Print exactly the part opening with the line containing "Output the Python" and closing with the line containing "from bokeh.resources import INLINE", with both of those lines included.

##### INPUT #####

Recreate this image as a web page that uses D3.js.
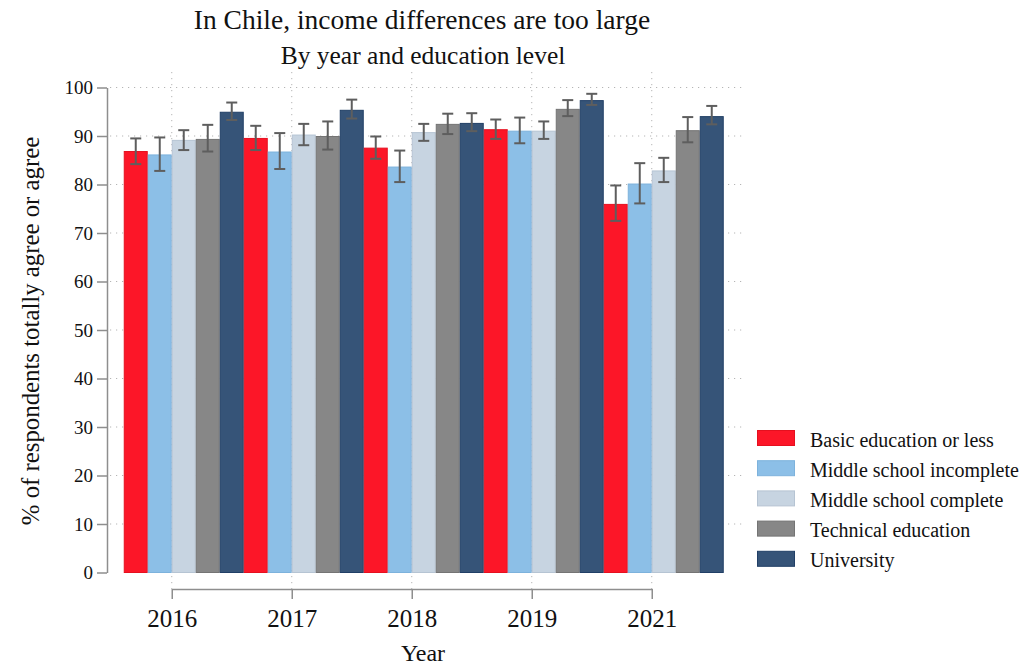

#####
##### INPUT #####

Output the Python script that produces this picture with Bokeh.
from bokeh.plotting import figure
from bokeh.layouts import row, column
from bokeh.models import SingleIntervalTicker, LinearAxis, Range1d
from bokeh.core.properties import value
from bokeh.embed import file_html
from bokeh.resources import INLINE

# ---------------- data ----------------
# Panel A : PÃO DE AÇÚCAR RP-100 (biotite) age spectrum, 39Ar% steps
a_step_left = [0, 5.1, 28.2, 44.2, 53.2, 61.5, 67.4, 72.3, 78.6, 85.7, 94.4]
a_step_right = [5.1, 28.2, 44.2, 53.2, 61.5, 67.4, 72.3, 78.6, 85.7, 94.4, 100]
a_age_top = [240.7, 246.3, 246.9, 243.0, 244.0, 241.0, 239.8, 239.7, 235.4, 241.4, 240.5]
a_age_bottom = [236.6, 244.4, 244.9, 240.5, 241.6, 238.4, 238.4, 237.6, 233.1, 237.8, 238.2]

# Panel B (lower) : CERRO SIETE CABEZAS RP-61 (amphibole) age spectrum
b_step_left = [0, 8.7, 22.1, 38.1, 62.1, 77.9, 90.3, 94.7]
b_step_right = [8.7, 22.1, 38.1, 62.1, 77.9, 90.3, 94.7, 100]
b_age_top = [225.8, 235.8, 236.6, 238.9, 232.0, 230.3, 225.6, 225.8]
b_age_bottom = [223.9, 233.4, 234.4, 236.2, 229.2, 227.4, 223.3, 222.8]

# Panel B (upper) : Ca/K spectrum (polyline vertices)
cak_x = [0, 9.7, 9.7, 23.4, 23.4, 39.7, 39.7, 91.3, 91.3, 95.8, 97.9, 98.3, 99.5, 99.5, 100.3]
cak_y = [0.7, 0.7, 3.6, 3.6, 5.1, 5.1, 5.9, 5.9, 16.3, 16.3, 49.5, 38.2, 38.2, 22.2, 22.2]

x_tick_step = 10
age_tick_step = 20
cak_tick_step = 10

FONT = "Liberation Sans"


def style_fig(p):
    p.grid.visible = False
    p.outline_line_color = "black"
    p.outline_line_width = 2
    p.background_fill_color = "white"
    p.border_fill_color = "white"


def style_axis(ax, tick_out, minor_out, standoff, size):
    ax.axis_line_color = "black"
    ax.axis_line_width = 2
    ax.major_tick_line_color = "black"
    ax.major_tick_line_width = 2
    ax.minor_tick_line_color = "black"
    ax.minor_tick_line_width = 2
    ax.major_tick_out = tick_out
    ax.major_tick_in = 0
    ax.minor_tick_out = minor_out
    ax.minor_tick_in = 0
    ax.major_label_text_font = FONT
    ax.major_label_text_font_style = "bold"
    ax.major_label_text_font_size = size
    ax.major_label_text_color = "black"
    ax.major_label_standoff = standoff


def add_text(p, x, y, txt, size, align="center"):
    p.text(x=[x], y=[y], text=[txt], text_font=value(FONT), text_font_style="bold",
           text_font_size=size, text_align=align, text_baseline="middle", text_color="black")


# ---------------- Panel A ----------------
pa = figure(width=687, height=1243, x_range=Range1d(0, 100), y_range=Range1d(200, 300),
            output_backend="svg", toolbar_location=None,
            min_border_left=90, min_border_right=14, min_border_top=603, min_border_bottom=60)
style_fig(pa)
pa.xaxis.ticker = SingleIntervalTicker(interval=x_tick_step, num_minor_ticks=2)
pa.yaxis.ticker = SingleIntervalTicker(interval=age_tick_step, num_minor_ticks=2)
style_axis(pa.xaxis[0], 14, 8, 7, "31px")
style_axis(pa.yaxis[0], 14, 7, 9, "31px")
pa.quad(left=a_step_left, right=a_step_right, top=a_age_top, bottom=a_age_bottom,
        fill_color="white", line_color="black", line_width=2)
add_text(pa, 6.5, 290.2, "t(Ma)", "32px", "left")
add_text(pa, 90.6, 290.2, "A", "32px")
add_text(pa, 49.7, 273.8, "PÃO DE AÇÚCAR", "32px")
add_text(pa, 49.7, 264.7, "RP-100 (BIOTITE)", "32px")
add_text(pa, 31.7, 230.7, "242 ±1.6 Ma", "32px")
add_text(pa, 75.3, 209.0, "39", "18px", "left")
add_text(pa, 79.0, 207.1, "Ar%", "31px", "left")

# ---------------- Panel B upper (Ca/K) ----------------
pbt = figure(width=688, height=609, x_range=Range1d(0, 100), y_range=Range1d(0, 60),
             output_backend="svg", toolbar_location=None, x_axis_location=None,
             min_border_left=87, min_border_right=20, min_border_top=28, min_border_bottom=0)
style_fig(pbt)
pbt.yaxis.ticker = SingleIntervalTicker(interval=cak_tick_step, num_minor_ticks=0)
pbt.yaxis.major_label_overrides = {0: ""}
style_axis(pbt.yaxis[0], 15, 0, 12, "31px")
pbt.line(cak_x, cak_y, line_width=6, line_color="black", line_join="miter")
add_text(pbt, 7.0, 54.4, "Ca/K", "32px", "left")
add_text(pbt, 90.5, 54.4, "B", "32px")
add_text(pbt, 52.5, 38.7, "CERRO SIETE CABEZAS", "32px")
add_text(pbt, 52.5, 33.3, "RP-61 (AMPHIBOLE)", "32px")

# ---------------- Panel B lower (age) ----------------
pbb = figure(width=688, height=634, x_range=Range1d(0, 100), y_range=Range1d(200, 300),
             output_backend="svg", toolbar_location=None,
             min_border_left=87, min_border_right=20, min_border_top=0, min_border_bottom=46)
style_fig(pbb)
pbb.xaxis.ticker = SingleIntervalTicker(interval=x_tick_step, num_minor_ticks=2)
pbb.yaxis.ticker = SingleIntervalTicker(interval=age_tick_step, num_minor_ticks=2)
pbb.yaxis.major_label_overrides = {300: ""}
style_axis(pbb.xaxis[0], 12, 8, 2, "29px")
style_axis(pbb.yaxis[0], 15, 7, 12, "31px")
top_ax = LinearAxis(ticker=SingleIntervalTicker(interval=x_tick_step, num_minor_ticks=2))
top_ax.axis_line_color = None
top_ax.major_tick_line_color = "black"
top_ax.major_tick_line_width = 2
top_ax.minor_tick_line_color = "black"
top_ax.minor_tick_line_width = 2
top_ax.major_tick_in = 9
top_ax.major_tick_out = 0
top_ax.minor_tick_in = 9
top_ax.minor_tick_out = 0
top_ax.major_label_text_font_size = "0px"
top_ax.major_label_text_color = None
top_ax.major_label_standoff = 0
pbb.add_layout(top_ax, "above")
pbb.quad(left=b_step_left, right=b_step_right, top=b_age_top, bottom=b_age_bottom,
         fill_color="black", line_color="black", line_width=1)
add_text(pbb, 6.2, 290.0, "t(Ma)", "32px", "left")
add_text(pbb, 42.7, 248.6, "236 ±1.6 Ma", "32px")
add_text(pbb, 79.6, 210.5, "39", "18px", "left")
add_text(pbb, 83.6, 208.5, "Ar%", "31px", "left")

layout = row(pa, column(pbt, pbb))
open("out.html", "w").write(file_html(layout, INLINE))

#####

**ANSWER TO THIS PROBLEM**
Output the Python script that produces this picture with Bokeh.
from bokeh.plotting import figure
from bokeh.layouts import row, column
from bokeh.models import SingleIntervalTicker, LinearAxis, Range1d
from bokeh.core.properties import value
from bokeh.embed import file_html
from bokeh.resources import INLINE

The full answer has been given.